The discussion forums that I remember being most valuable to me were ones that had a couple of dozen active participants at most. There were lurkers, but I wasn’t writing to them or concerned with their approval. I was engaging with the other active participants, responding to their arguments and trying my best to get them to give my point of view a fair shake. There were no upvotes. I measured the success of my efforts by the quality of conversation my words inspired.
Quantifiable approval metrics such as “likes” and “upvotes” awarded by lurkers who might number in the tens or even hundreds of thousands upend the motivation for engaging in online discussion. Now, if you know what’s good for you, you’ll articulate opinions that are short, clear, savage and condemnatory of the minority position. Either that, or carry the post you want to engage with back to a community where yours is the majority opinion and respond to it there. To resist balkanization is to commit karma suicide.
Whenever you see a comment that has thousands of likes and re-posts or one that has been “ratioed,” i.e. downvoted to oblivion, remember Goodhart’s Law:
“When a measure becomes a target, it ceases to be a good measure.”
A metric that quantifies a desired outcome becomes the new goal of the activity. It invites reward hacking. Typically, reward hacking involves exploiting loopholes and technicalities to artificially inflate a score, but even when the loopholes have been closed, players distort the original activity by optimizing behavior to inflate the metric.

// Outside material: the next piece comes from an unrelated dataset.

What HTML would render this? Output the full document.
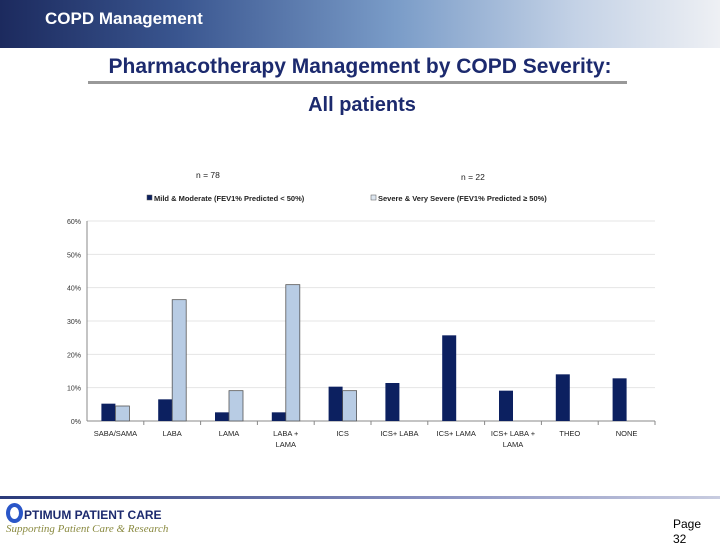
<!DOCTYPE html>
<html><head><meta charset="utf-8"><style>
body{margin:0;width:720px;height:540px;overflow:hidden;background:#fff;font-family:"Liberation Sans",sans-serif;position:relative}
.abs{position:absolute}
</style></head><body>
<div class="abs" style="left:0;top:0;width:720px;height:48px;background:linear-gradient(90deg,#1c2a5e 0%,#3a5690 25%,#7a9cc8 55%,#c4d2e6 80%,#eef0f4 100%)"></div>
<div class="abs" style="left:45px;top:9px;color:#fff;font-weight:bold;font-size:17px">COPD Management</div>
<div class="abs" style="left:60px;top:55px;width:600px;text-align:center;color:#1c2a6e;font-size:21px;font-weight:bold">Pharmacotherapy Management by COPD Severity:</div>
<div class="abs" style="left:88px;top:81px;width:539px;height:3px;background:#999"></div>
<div class="abs" style="left:262px;top:94px;width:200px;text-align:center;color:#1c2a6e;font-size:20px;font-weight:bold">All patients</div>
<svg class="abs" style="left:0;top:0" width="720" height="540">
<g id="g" font-family="Liberation Sans, sans-serif"></g>
</svg>
<div class="abs" style="left:0;top:496px;width:720px;height:3px;background:linear-gradient(90deg,#2a3a7a,#8890c0 60%,#c8cce0)"></div>
<div class="abs" style="left:6px;top:503px;width:17px;height:20px;border-radius:50%;border:4px solid #2a56c8;box-sizing:border-box"></div>
<div class="abs" style="left:24px;top:508px;color:#1c2a6e;font-weight:bold;font-size:12px">PTIMUM PATIENT CARE</div>
<div class="abs" style="left:6px;top:523px;color:#8a8a40;font-style:italic;font-family:'Liberation Serif',serif;font-size:11px">Supporting Patient Care &amp; Research</div>
<div class="abs" style="left:673px;top:517px;font-size:12px;line-height:15px">Page<br>32</div>
<script>
const categories=[["SABA/SAMA"],["LABA"],["LAMA"],["LABA +","LAMA"],["ICS"],["ICS+ LABA"],["ICS+ LAMA"],["ICS+ LABA +","LAMA"],["THEO"],["NONE"]];
const mildValues=[5.2,6.5,2.6,2.6,10.3,11.4,25.7,9.1,14.0,12.8];
const severeValues=[4.5,36.4,9.1,40.9,9.1,0,0,0,0,0];
const yTicks=[0,10,20,30,40,50,60];
const NS="http://www.w3.org/2000/svg",g=document.getElementById('g');
const x0=87,x1=655,yb=421,yt=221,cw=(x1-x0)/categories.length,bw=14;
const y=v=>yb-(v/60)*(yb-yt);
function mk(t,a){const e=document.createElementNS(NS,t);for(const k in a)e.setAttribute(k,a[k]);g.appendChild(e);return e;}
yTicks.forEach(t=>{const l=mk('line',{x1:x0,x2:x1,y1:y(t),y2:y(t),stroke:t?'#e4e4e4':'#888'});


const tx=mk('text',{x:81,y:y(t)+3,'text-anchor':'end','font-size':7,fill:'#333'});tx.textContent=t+'%';

});
mk('line',{x1:x0,x2:x0,y1:yt,y2:yb,stroke:'#888'});
categories.forEach((c,i)=>{const cx=x0+cw*(i+0.5);
mk('line',{x1:x0+cw*(i+1),x2:x0+cw*(i+1),y1:yb,y2:yb+4,stroke:'#888'});
const r1=mk('rect',{x:cx-bw,y:y(mildValues[i]),width:bw,height:yb-y(mildValues[i]),fill:'#0c2060'});


if(severeValues[i]>0){const r2=mk('rect',{x:cx,y:y(severeValues[i]),width:bw,height:yb-y(severeValues[i]),fill:'#b8cce4',stroke:'#555','stroke-width':0.8});

}
c.forEach((s,j)=>{const t=mk('text',{x:cx,y:436+j*11,'text-anchor':'middle','font-size':7.5,fill:'#222'});t.textContent=s;

});});
[[147,'#0c2060','Mild & Moderate (FEV1% Predicted < 50%)'],[371,'#dde6f0','Severe & Very Severe (FEV1% Predicted ≥ 50%)']].forEach(([lx,col,txt])=>{
mk('rect',{x:lx,y:195,width:5,height:5,fill:col,stroke:'#555','stroke-width':0.5});
const t=mk('text',{x:lx+7,y:201,'font-size':7.5,fill:'#222','font-weight':'bold'});t.textContent=txt;

});
[[196,178,'n =    78'],[461,180,'n =    22']].forEach(([lx,ly,s])=>{const t=mk('text',{x:lx,y:ly,'font-size':8.5,fill:'#222','xml:space':'preserve'});t.textContent=s;

});
</script>
</body></html>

Here’s an example. I shop at Walmart multiple times a week. I usually only have a few items, and I use the self-serve checkout lanes. There are employees assigned to manage the self-checkout lanes. I see and talk to them regularly. They are people to me, not anonymous drones.
At the end of each self-checkout session, I am asked to rate my experience by giving it between one and five stars. The employees I talk to most often have explained to me that these ratings affect their employee evaluations. If the credit card reader takes five tries to read my debit card and I give the experience a low score, all I’m doing is harming the human being assigned to that bank of self-checkout stations. So, no matter the quality of my experience, I always give it five stars. By pressuring the employees to bring in high user experience scores, those scores now have no correlation with the quality of user experience.

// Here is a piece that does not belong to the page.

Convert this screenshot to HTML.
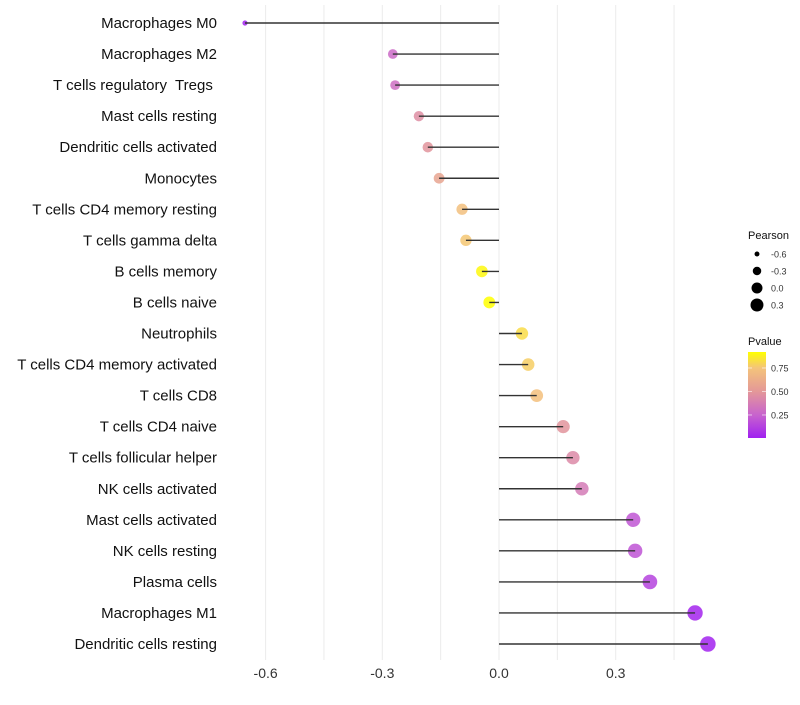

In the same way, “Fake internet points” and the chance of “going viral” have perverted online discussions of ideas and public policy, turning them one of the most toxic and dysfunctional aspects of contemporary life.
Hey KMO, long time follower of your work here. I’ve been on the internet since 1997 and know full well the feeling of shrinking you’re referring too. In fact the realm has retreated into darkness as far as manners and conversational decorum are concerned. To actually engage with others either results in marginalisation from the algorithm (my you tube comments routinely get no ‘likes’, whilst adjacent comments harvest in the thousands - I may be uninteresting but no more so than fellow commentary) or knee jerk condemnation. Obviously this all comes because people are in pain - if you touch a person in pain you’ll always get shunned or resisted. There’s much to speculate about where the pain arises but it’s obvious the online world feeds off it. Archons? Ahriman? Commerce? Maybe they’re all the same thing.
Thanks for this! ;p
There is not much for me to disagree with. I'm trying to think of solutions. "Open source the algorithms" is a mantra gaining momentum in the Jack Dorsey and RFK jr corner of the internet which could be a step in the right direction. Essentially: use a common protocol (as used for email for ex.), and let the companies at the end points implement whatever type of filtering they want. Give users more choice in how they choose their "reality tunnels".